• [WHAT TO PRODUCE]:
Set down, word for word, only the lines from the start of the records through the line bearing "const stronglyAgree = [11.2, 2.1, 4.6, 6.9, 5.3, 12.5, 11.3];"; include no pictures.

— begin TASK DATA —

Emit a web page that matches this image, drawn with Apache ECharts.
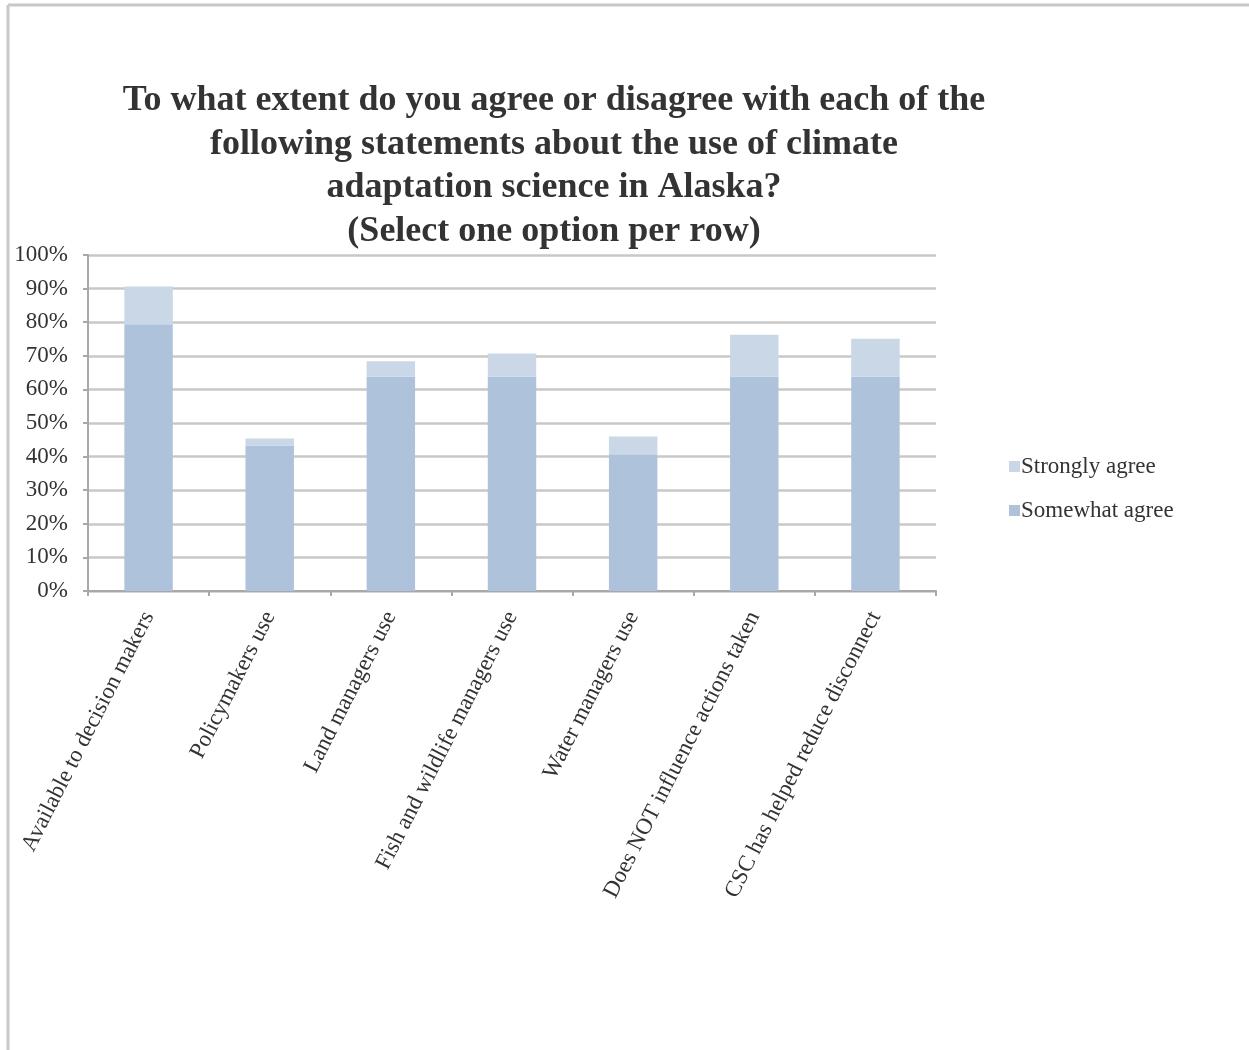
<!DOCTYPE html>
<html>
<head>
<meta charset="utf-8">
<script src="https://cdn.jsdelivr.net/npm/echarts@6/dist/echarts.min.js"></script>
<style>
  html, body { margin: 0; padding: 0; background: #ffffff; }
  #chart { width: 1249px; height: 1050px; }
</style>
</head>
<body>
<div id="chart"></div>
<script>
// Survey categories (x axis)
const categories = [
  'Available to decision makers',
  'Policymakers use',
  'Land managers use',
  'Fish and wildlife managers use',
  'Water managers use',
  'Does NOT influence actions taken',
  'CSC has helped reduce disconnect'
];
// Share of respondents (%) per answer
const somewhatAgree = [79.4, 43.3, 63.8, 63.8, 40.7, 63.8, 63.8];
const stronglyAgree = [11.2, 2.1, 4.6, 6.9, 5.3, 12.5, 11.3];

const titleLines = [
  'To what extent do you agree or disagree with each of the',
  'following statements about the use of climate',
  'adaptation science in Alaska?',
  '(Select one option per row)'
];

const serif = '"Liberation Serif", "Times New Roman", "DejaVu Serif", serif';
const textColor = '#333333';
const gridColor = '#c8c8c8';
const axisColor = '#a8a8a8';
const labelSize = 23;

const chart = echarts.init(document.getElementById('chart'), null, { renderer: 'canvas' });

chart.setOption({
  backgroundColor: '#ffffff',
  animation: false,
  textStyle: { fontFamily: serif },
  graphic: [
    // frame around the chart area (top and left edges)
    { type: 'line', shape: { x1: 8, y1: 5, x2: 1249, y2: 5 }, style: { stroke: '#c8c8c8', lineWidth: 3 } },
    { type: 'line', shape: { x1: 8, y1: 5, x2: 8, y2: 1050 }, style: { stroke: '#c8c8c8', lineWidth: 3 } },
    {
      type: 'text',
      x: 554,
      y: 79,
      style: {
        text: titleLines.join('\n'),
        fontFamily: serif,
        fontSize: 36,
        fontWeight: 'bold',
        lineHeight: 43.5,
        fill: textColor,
        textAlign: 'center',
        textVerticalAlign: 'top'
      }
    }
  ],
  legend: {
    orient: 'vertical',
    left: 1004,
    top: 450,
    itemWidth: 11,
    itemHeight: 11,
    itemGap: 21,
    icon: 'rect',
    data: ['Strongly agree', 'Somewhat agree'],
    textStyle: { fontFamily: serif, fontSize: labelSize, color: textColor, padding: [0, 0, 0, -4] }
  },
  grid: { left: 88, right: 313, top: 255, bottom: 459, containLabel: false },
  xAxis: {
    type: 'category',
    data: categories,
    axisLine: { lineStyle: { color: axisColor, width: 2 } },
    axisTick: { show: true, alignWithLabel: false, length: 5, lineStyle: { color: axisColor, width: 2 } },
    axisLabel: {
      interval: 0,
      rotate: 63,
      margin: 22,
      fontFamily: serif,
      fontSize: labelSize,
      color: textColor
    }
  },
  yAxis: {
    type: 'value',
    min: 0,
    max: 100,
    interval: 10,
    axisLine: { show: true, lineStyle: { color: axisColor, width: 2 } },
    axisTick: { show: true, length: 5, lineStyle: { color: axisColor, width: 2 } },
    splitLine: { lineStyle: { color: gridColor, width: 2.5 } },
    axisLabel: {
      formatter: '{value}%',
      margin: 20,
      fontFamily: serif,
      fontSize: labelSize,
      color: textColor
    }
  },
  series: [
    {
      name: 'Somewhat agree',
      type: 'bar',
      stack: 'agree',
      barWidth: '40%',
      itemStyle: { color: '#aec2dc' },
      data: somewhatAgree
    },
    {
      name: 'Strongly agree',
      type: 'bar',
      stack: 'agree',
      barWidth: '40%',
      itemStyle: { color: '#c9d7e7' },
      data: stronglyAgree
    }
  ]
});
</script>
</body>
</html>
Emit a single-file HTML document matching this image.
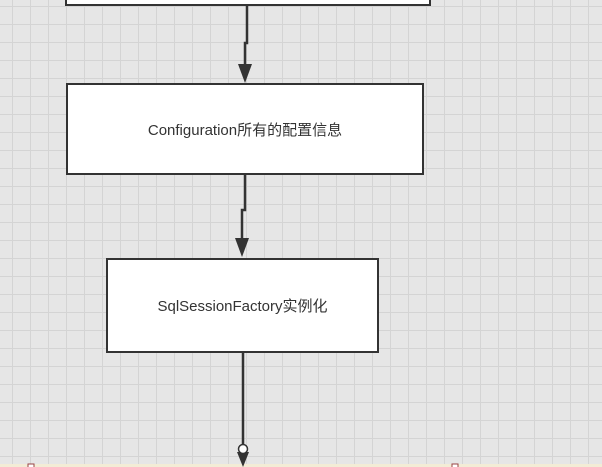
<!DOCTYPE html>
<html><head><meta charset="utf-8"><style>
body{margin:0;width:602px;height:467px;overflow:hidden;background:#e6e6e6;
background-image:linear-gradient(#d4d4d4 1px,transparent 1px),linear-gradient(90deg,#d4d4d4 1px,transparent 1px);
background-size:18px 18px;background-position:12px 6px;font-family:"Liberation Sans","Noto Sans CJK SC",sans-serif;}
.b{position:absolute;background:#fff;border:2px solid #333;box-sizing:border-box;display:flex;align-items:center;justify-content:center;font-size:15px;color:#333}
</style></head><body>
<div class="b" style="left:65px;top:-20px;width:366px;height:26px"></div>
<div class="b" style="left:66px;top:83px;width:358px;height:92px">Configuration所有的配置信息</div>
<div class="b" style="left:106px;top:258px;width:273px;height:95px">SqlSessionFactory实例化</div>
<div style="position:absolute;left:0;top:464px;width:602px;height:3px;background:#f3ecd6"></div>
<svg width="602" height="467" style="position:absolute;left:0;top:0">
<g stroke="#333" stroke-width="2.5" fill="none">
<path d="M247 5V43H245V66"/>
<path d="M245 175V210H242V240"/>
<path d="M243 353V444"/>
</g>
<g fill="#333">
<path d="M238 64L252 64L245 83Z"/>
<path d="M235 238L249 238L242 257Z"/>
<path d="M237 452L249 452L243 467Z"/>
</g>
<circle cx="243" cy="449" r="4.5" fill="#fff" stroke="#333" stroke-width="1.5"/>
<rect x="28" y="464" width="6" height="6" fill="#fff" stroke="#944" stroke-width="1"/>
<rect x="452" y="464" width="6" height="6" fill="#fff" stroke="#944" stroke-width="1"/>
</svg>
</body></html>
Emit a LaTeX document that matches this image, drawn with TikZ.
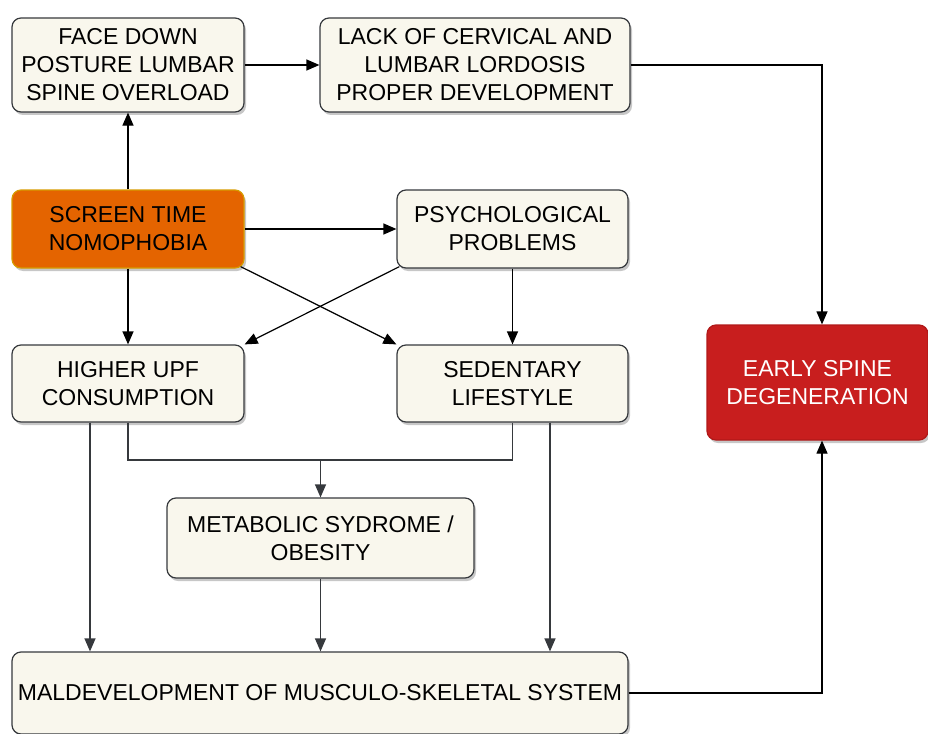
\documentclass[tikz,border=0pt]{standalone}
\usepackage{fontspec}
\setmainfont{Liberation Sans}
\usetikzlibrary{arrows.meta,shadows}
\definecolor{paper}{HTML}{F9F7ED}
\definecolor{boxline}{HTML}{36393D}
\definecolor{hotfill}{HTML}{E46400}
\definecolor{hotline}{HTML}{D79B00}
\definecolor{redfill}{HTML}{C81E1E}
\definecolor{redline}{HTML}{B01818}
\begin{document}
\begin{tikzpicture}[x=1pt, y=-1pt,
  box/.style={draw=boxline, line width=1.2pt, fill=paper, rounded corners=9pt,
    align=center, inner sep=0pt, font=\fontsize{23}{28}\selectfont,
    drop shadow={shadow xshift=2pt, shadow yshift=-3pt, opacity=0.22, fill=black}},
  hotbox/.style={box, fill=hotfill, draw=hotline},
  redbox/.style={box, fill=redfill, draw=redline, text=white},
  link/.style={draw=black, line width=1.2pt, -{Triangle[length=13pt,width=11pt]}},
  glink/.style={link, draw=boxline},
  gline/.style={draw=boxline, line width=1.2pt}]
  \useasboundingbox (0,0) rectangle (928,733);
  % boxes
  \node[box, minimum width=232pt, minimum height=94pt] (face) at (128,65) {FACE DOWN\\POSTURE LUMBAR\\SPINE OVERLOAD};
  \node[box, minimum width=310pt, minimum height=94pt] (lack) at (475,65) {LACK OF CERVICAL AND\\LUMBAR LORDOSIS\\PROPER DEVELOPMENT};
  \node[hotbox, minimum width=232pt, minimum height=78pt] (screen) at (128,229) {SCREEN TIME\\NOMOPHOBIA};
  \node[box, minimum width=231pt, minimum height=78pt] (psych) at (512.5,229) {PSYCHOLOGICAL\\PROBLEMS};
  \node[box, minimum width=232pt, minimum height=77pt] (upf) at (128,383.5) {HIGHER UPF\\CONSUMPTION};
  \node[box, minimum width=231pt, minimum height=77pt] (sed) at (512.5,383.5) {SEDENTARY\\LIFESTYLE};
  \node[redbox, minimum width=221pt, minimum height=115pt] (early) at (817.5,382.5) {EARLY SPINE\\DEGENERATION};
  \node[box, minimum width=307pt, minimum height=80pt] (metab) at (320.5,538) {METABOLIC SYDROME /\\OBESITY};
  \node[box, minimum width=616pt, minimum height=82pt] (mal) at (320,693) {MALDEVELOPMENT OF MUSCULO-SKELETAL SYSTEM};
  % upper links
  \draw[link] (screen) -- (face);
  \draw[link] (face) -- (lack);
  \draw[link] (lack.east) -| ([xshift=4.5pt]early.north);
  \draw[link] (screen) -- (psych);
  \draw[link] (screen) -- (upf);
  \draw[link] ([shift={(-4,-2)}]screen.south east) -- (sed.north west);
  \draw[link] ([shift={(3,-2)}]psych.south west) -- (upf.north east);
  \draw[link] (psych) -- (sed);
  % lower links
  \coordinate (join) at (320.5,460);
  \draw[gline] (upf.south) |- (join) -| (sed.south);
  \draw[glink] (join) -- (metab);
  \coordinate (u1) at ([xshift=-38pt]upf.south);
  \coordinate (s1) at ([xshift=37.5pt]sed.south);
  \draw[glink] (u1) -- (u1 |- mal.north);
  \draw[glink] (s1) -- (s1 |- mal.north);
  \draw[glink] (metab) -- (metab |- mal.north);
  \draw[link] (mal.east) -| ([xshift=4.5pt]early.south);
\end{tikzpicture}
\end{document}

— end TASK DATA —

• [RESPONSE TO THE TASK]:
Emit a web page that matches this image, drawn with Apache ECharts.
<!DOCTYPE html>
<html>
<head>
<meta charset="utf-8">
<script src="https://cdn.jsdelivr.net/npm/echarts@6/dist/echarts.min.js"></script>
<style>
  html, body { margin: 0; padding: 0; background: #ffffff; }
  #chart { width: 1249px; height: 1050px; }
</style>
</head>
<body>
<div id="chart"></div>
<script>
// Survey categories (x axis)
const categories = [
  'Available to decision makers',
  'Policymakers use',
  'Land managers use',
  'Fish and wildlife managers use',
  'Water managers use',
  'Does NOT influence actions taken',
  'CSC has helped reduce disconnect'
];
// Share of respondents (%) per answer
const somewhatAgree = [79.4, 43.3, 63.8, 63.8, 40.7, 63.8, 63.8];
const stronglyAgree = [11.2, 2.1, 4.6, 6.9, 5.3, 12.5, 11.3];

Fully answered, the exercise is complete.